I like #8028 due to its simplicity, but i also do not see a use-case for the non-intersection modes.

coroa commented 9 months ago

I had a quick look at compatibility with the-epic-split on Saturday and i think the equivalent of hooking expand_overlap (or JoinSelector.expand) into _clean_join_predicates there is to modify https://github.com/ibis-project/ibis/blob/e851796fee255b78afc57c69748422d75dae6af1/ibis/expr/types/joins.py#L97-L130 and include a case as below:

        elif isinstance(pred, s.Selector):
            for left_value, right_value in s.expand_overlap(pred, left, right):
                # dereference the left value to one of the relations in the join chain
                left_value, right_value = dereference_sides(
                    left_value.op(), right_value.op(), deref_left, deref_right
                )
                yield comparison(left_value, right_value)
coroa commented 9 months ago

@cpcloud If i get a pointer to where tests should be situated, i'll set some up!

kszucs commented 8 months ago

Thanks @coroa for submitting the issue and working on this!

I would like to suggest you, that retargeting the feature against the-epic-split branch might be better, since it has a more robust join functionality. In addition to that, it may already support selectors because of using more robust bind() function.

Could you please put up a PR targeting the-epic-split base branch with one ore more test cases added to https://github.com/ibis-project/ibis/blob/the-epic-split/ibis/expr/tests/test_newrels.py? If it is not working already we can adjust the implementation based on your previous PRs.

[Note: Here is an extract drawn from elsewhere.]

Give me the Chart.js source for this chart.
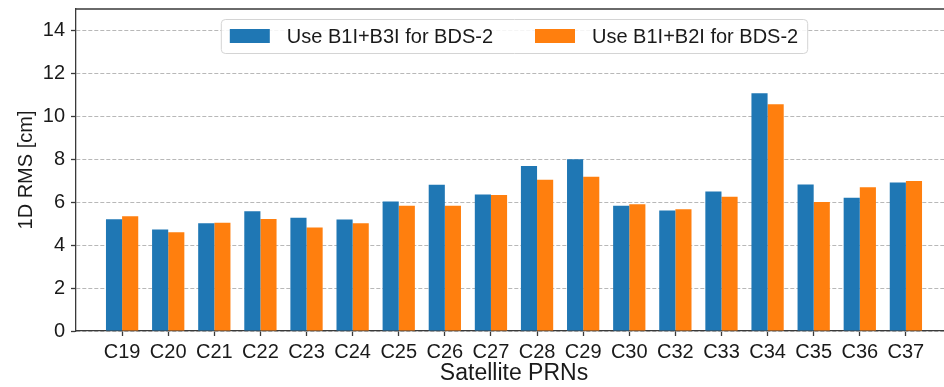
<!DOCTYPE html>
<html>
<head>
<meta charset="utf-8">
<script src="https://cdn.jsdelivr.net/npm/chart.js@4"></script>
<style>
  html, body { margin: 0; padding: 0; background: #fff; }
  #wrap { width: 944px; height: 387px; overflow: hidden; position: relative; }
  #box { width: 952px; height: 387px; }
</style>
</head>
<body>
<div id="wrap"><div id="box"><canvas id="rmsChart"></canvas></div></div>
<script>
// satellite PRNs and 1D RMS values (cm)
var prns = ['C19', 'C20', 'C21', 'C22', 'C23', 'C24', 'C25', 'C26', 'C27', 'C28', 'C29', 'C30', 'C32', 'C33', 'C34', 'C35', 'C36', 'C37'];
var rmsB1B3 = [5.21, 4.73, 5.02, 5.58, 5.27, 5.19, 6.03, 6.81, 6.36, 7.69, 8.00, 5.83, 5.61, 6.50, 11.07, 6.82, 6.21, 6.92];
var rmsB1B2 = [5.35, 4.60, 5.04, 5.22, 4.82, 5.02, 5.83, 5.83, 6.33, 7.05, 7.19, 5.91, 5.67, 6.25, 10.56, 6.01, 6.70, 6.99];
var seriesNames = ['Use B1I+B3I for BDS-2', 'Use B1I+B2I for BDS-2'];
var yTicks = [0, 2, 4, 6, 8, 10, 12, 14];

var FONT = "'Liberation Sans', Arial, sans-serif";
var SPINE = '#3a3a3a';

function points(vals) {
  return vals.map(function(v, i) { return {x: i, y: v}; });
}

// frame on top/right + legend box inside the axes
var framePlugin = {
  id: 'frameAndLegend',
  afterDatasetsDraw: function(chart) {
    var ctx = chart.ctx, a = chart.chartArea;
    ctx.save();
    ctx.strokeStyle = SPINE;
    ctx.lineWidth = 1.3;
    ctx.beginPath();
    ctx.moveTo(a.left, a.top);
    ctx.lineTo(a.right, a.top);
    ctx.lineTo(a.right, a.bottom);
    ctx.stroke();

    // legend
    ctx.font = '20px ' + FONT;
    var sw = 40, sh = 14, pad = 9, gap = 17, between = 42;
    var ds = chart.data.datasets;
    var widths = ds.map(function(d) { return ctx.measureText(d.label).width; });
    var w = pad * 2 + (sw + gap) * ds.length + widths[0] + widths[1] + between;
    var h = 34;
    var x = (a.left + a.right) / 2 - w / 2;
    var y = a.top + 10;
    ctx.fillStyle = 'rgba(255,255,255,0.85)';
    ctx.strokeStyle = '#d4d4d4';
    ctx.lineWidth = 1;
    ctx.beginPath();
    ctx.roundRect(x + 0.5, y + 0.5, w, h, 4);
    ctx.fill();
    ctx.stroke();
    var cx = x + pad;
    var cy = y + h / 2;
    ctx.textBaseline = 'middle';
    ds.forEach(function(d, i) {
      ctx.fillStyle = d.backgroundColor;
      ctx.fillRect(cx, cy - sh / 2, sw, sh);
      ctx.fillStyle = '#1a1a1a';
      ctx.fillText(d.label, cx + sw + gap, cy + 1);
      cx += sw + gap + widths[i] + between;
    });
    ctx.restore();
  }
};

var ctx = document.getElementById('rmsChart');
var chart = new Chart(ctx, {
  type: 'bar',
  data: {
    datasets: [{
      label: seriesNames[0],
      backgroundColor: '#1f77b4',
      data: points(rmsB1B3)
    }, {
      label: seriesNames[1],
      backgroundColor: '#ff7f0e',
      data: points(rmsB1B2)
    }]
  },
  options: {
    responsive: true,
    maintainAspectRatio: false,
    animation: false,
    layout: { padding: { top: 9, right: 0, left: 0, bottom: 0 } },
    datasets: { bar: { categoryPercentage: 0.7, barPercentage: 1.0 } },
    plugins: { legend: { display: false }, tooltip: { enabled: false } },
    scales: {
      x: {
        type: 'linear',
        min: -1,
        max: prns.length,
        offset: false,
        afterBuildTicks: function(scale) {
          scale.ticks = prns.map(function(p, i) { return {value: i}; });
        },
        afterFit: function(scale) {
          scale.height = 56;
          scale.paddingLeft = 0;
          scale.paddingRight = 0;
        },
        ticks: {
          autoSkip: false,
          maxRotation: 0,
          padding: 4,
          color: '#1a1a1a',
          font: { family: FONT, size: 20 },
          callback: function(v) { return prns[v]; }
        },
        grid: { offset: false, drawOnChartArea: false, tickLength: 5, tickColor: SPINE, tickWidth: 1.3 },
        border: { color: SPINE, width: 1.3 },
        title: {
          display: true,
          text: 'Satellite PRNs',
          color: '#1a1a1a',
          font: { family: FONT, size: 23 },
          padding: { top: 0, bottom: 0 }
        }
      },
      y: {
        min: 0,
        max: 15,
        afterBuildTicks: function(scale) {
          scale.ticks = yTicks.map(function(v) { return {value: v}; });
        },
        afterFit: function(scale) {
          scale.width = 76;
          scale.paddingTop = 0;
          scale.paddingBottom = 0;
        },
        ticks: {
          padding: 6,
          color: '#1a1a1a',
          font: { family: FONT, size: 20 }
        },
        grid: { color: '#b8b8b8', lineWidth: 1, tickLength: 5, tickColor: SPINE, tickWidth: 1.3 },
        border: { color: SPINE, width: 1.3, dash: [4, 2] },
        title: {
          display: true,
          text: '1D RMS [cm]',
          color: '#1a1a1a',
          font: { family: FONT, size: 20 },
          padding: { top: 14, bottom: 0 }
        }
      }
    }
  },
  plugins: [framePlugin]
});
</script>
</body>
</html>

coroa commented 8 months ago

Hi @kszucs ,

indeed, bind will expand the selectors separately at https://github.com/ibis-project/ibis/blob/e9aa348cb18c71c46be51bf66037f9f523335a88/ibis/expr/types/relations.py#L118C1-L119C39 , but fail to solve the example above.

The yield from of the expanded columns for the case ~s.c("value") will expand to the model and scenario values, but in prepare_predicates (the section you linked), there is only a single left_value and right_value allowed.

Nevertheless showing that in a new test case seems like a sensible way forward. I'll set one up!